Dieu n’a pu ordonner la mort d’un fils qui n’étoit point coupable ; s’il l’a ordonnée, il a voulu le péché des Juifs qui l’ont fait mourir.

§. III.

La médiation ſuppoſe une foibleſſe entre les deux parties ; car elles peuvent s’accorder ſeules, ou non. Si elles le peuvent, le médiateur eſt inutile ; ſi elles ne le peuvent pas, l’accord eſt impoſſible & le médiateur eſt encore inutile.
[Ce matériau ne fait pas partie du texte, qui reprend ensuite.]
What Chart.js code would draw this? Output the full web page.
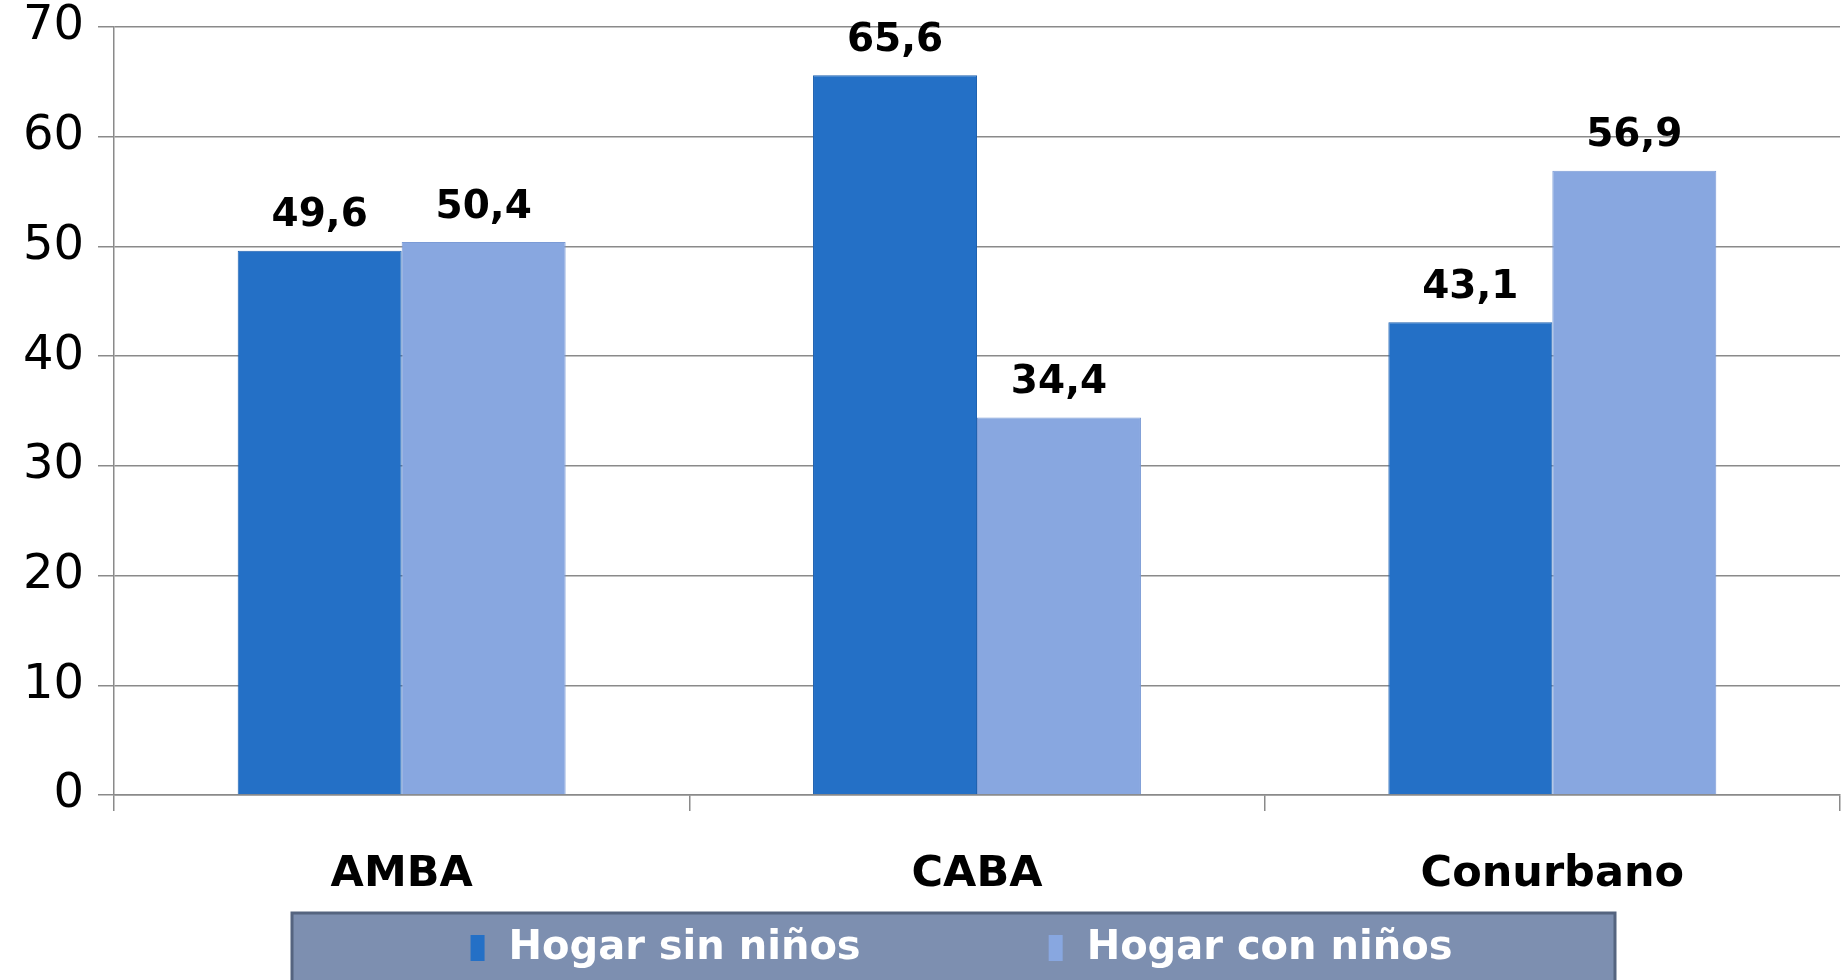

Si elles ne veulent pas s’accommoder, c’eſt pour de bonnes ou de mauvaiſes raiſons : ſi c’eſt pour de mauvaiſes raiſons, c’eſt foibleſſe : ſi c’eſt pour de bonnes raiſons, le médiateur doit les faire ceſſer pour le bien de la paix : or il a tort de faire ceſſer de bonnes raiſons.

§. IV.

Quand Dieu le fils a ſatiſfait à ſon Pere, c’étoit comme à Dieu & non comme à la premiere perſonne. Or il eſt auſſi Dieu que ſon Pere, donc il n’étoit pas médiateur entre Dieu & les hommes, ſans cela il le ſeroit avec lui-même. Il étoit pour ſon tiers dans l’offenſe faite à Dieu, il a donc dû remettre aux hommes le tiers de la ſatiſfaction qui lui appartenoit, & il a payé au Pere & au St. Eſprit les deux autres tiers qui leur revenoient le partage fait. Le fils ne s’eſt point partagé lui-même, le créancier ne peut ſe payer lui-même qu’en remettant ſa créance au débiteur, d’où j’argumente ainſi :

Dieu agit toujours par la voie la plus ſimple, il étoit plus ſimple de remettre aux hommes leur dette purement & ſimplement que de faire incarner Dieu pour ſe payer. Donc Dieu n’a pû s’incarner. Mais, dira-t-on, il falloit que Dieu fût payé ; point du-tout ; le Pere & le St. Eſprit pouvoient également remettre leur créance comme le fils remettoit la ſienne.

§. V.

Quelle dette Dieu demandoit-il à l’homme pour ſon péché & pour obliger le fils de s’incarner, & pour faire égorger un Dieu ? La mort à laquelle les hommes avoient été condamnés lors de la chute d’Adam, étoit plus que ſuffiſante pour acquitter la dette contractée par le péché commis par le ſeul Adam. Cette ſatiſfaction étoit ſuffiſante puiſque Dieu lui-même l’avoit imposée & s’en étoit contenté.